An Elementary School Show

    Last Friday afternoon, for instance, Stein and accompanist Gloria Cheng presented one of their sports-and-music shows for an auditorium full of students at Glassell Park Elementary School. 

    To get the attention of these kindergarten through third-graders, Stein quickly asked how many of them had played baseball (everybody).  Then, how many had ever played the piano or the violin (only a few).

    As Stein believes that people are frequently more intimidated by the small movements involved in playing an instrument than they are by the large movements in playing a sport, he demonstrated a variety of ways in which the two fields are essentially the same.

    “You know how all those baseball players become great?  By watching other baseball players,” he told the children.  “It’s always important when you watch baseball players that you imagine that it’s you that’s playing.  That helps you feel more confident.  It’s the same thing in music.”

    So they could watch him play (and start imagining that it was possible for them to do it too), Stein launched into Paul Nero’s pop classic, “The Hot Canary” (about the loudest, funniest canary”).  Without being told to, many in the audience were not only imagining themselves playing along with him, they were actually plucking and bowing their make-believe violins.

    Then Stein decided to hit them with a piece by Charles Ives, the American composer whose penchant for dissonance has been known to send even adults back to the Top 40.

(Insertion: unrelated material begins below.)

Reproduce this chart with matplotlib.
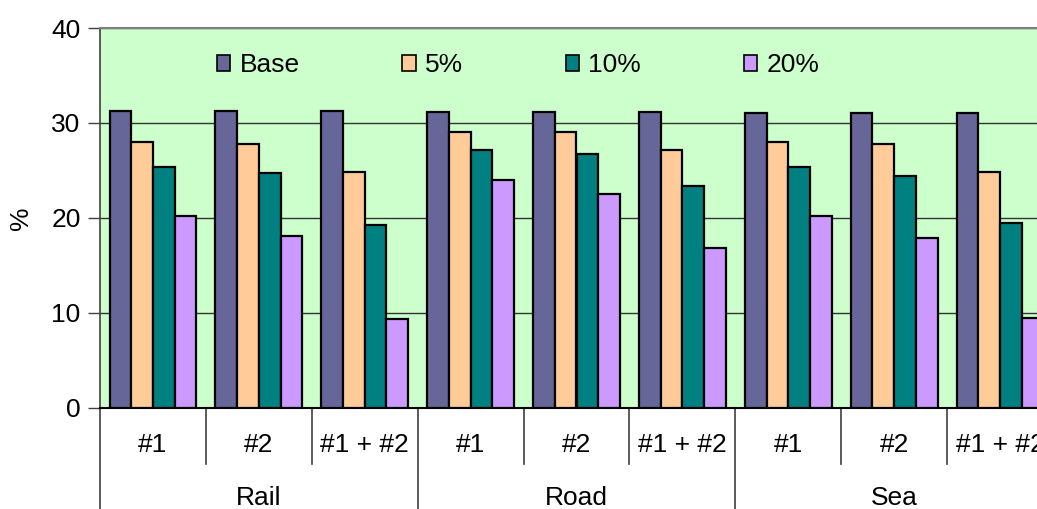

    “This is not a piece you might hear at Disneyland.  It’s not, ‘It’s a Small World.’  It’s supposed to sound pretty crazy,” Stein warned his listeners, introducing an Ives’ sonata titled “Children’s Day at the Camp Meeting.”

    Having been primed that the piece was about a confrontation between an old woman playing the organ in the church and young choir boys who would rather play outside than sing inside the church, this audience had no trouble with Ives.  In fact, they seemed to love it.

    The children likewise had no trouble comprehending the notion of rhythm in a Ravel sonata after Stein showed them what differences in their own rhythms might look like:  going-to-the-dentist rhythms versus racing-to-class-because-you’re-late rhythms.

    To demonstrate the importance of relaxation, Stein showed them how the violin sounded when his fingers were tight and when they were loose on Leroy Anderson’s “Plink, Plank, Plunk.”  And he pointed out that playing the music was not unlike dancing around in a game of hopscotch.  It just takes a while to use your fingers like you would your feet.

    About halfway through the 40-minute show, Stein pulled out some of his props: a baseball bat and a huge, oversize tennis racket.

    “Have you ever seen somebody who tries to hit a ball, but they don’t swing the bat back first,” he said, demonstrating a limited swing.  “If they’re lucky enough to hit the ball, it doesn’t go very far.  In music, there’s the same thing…(swinging the bat back) called a pick-up.

    Then he picked up a giant tennis racket nearly half his size, held it near his face and explained that he really understood how little kids must feel when they hold a violin.

    It wasn’t real clear what any of this had to do with the excerpts Stein and Cheng played from Scott Joplin’s “Pleasant Moments” or Beethoven’s “Sonata in C Minor,” but it didn’t seem to matter.  Stein captured the attention of his audience-along with considerable applause, a few shouts of “Bravo!” and a standing ovation orchestrated by Glassell Park principal Richard Warnick.

    After the program, Stein took a few moments to explain that the principles of rhythm, relaxation and imagination are the same ideas that have helped him to improve his own performance as an adult-both in music and sports.

    A second violinist with the Philharmonic for the last three years, Stein said that when he was a violinist with the Denver Symphony, he took up tennis and noticed his music substantially improved as well.  He read Tim Gallwey’s “Inner Game of Tennis,” (which, according to Cheng, is now considered a “bible” by many musicians.)

    “I became aware that the less hard I tried and the more relaxed I became, the better I was able to think and perform,” Stein noted, adding that much of what he learned to do in tennis and music was to get out of his own way and let his natural abilities come forth.

    In his sports-and-music presentations, which are funded by the Musician’s Union’s Music Performance Trust Fund, Stein takes a similar approach with children.

    “If kids can relax during a classical music program, and enjoy both listening to the music and hearing us talk about it, then we may see them at out Philharmonic concerts when they’re adults. “The kids already love music.  I don’t want to mess that up.”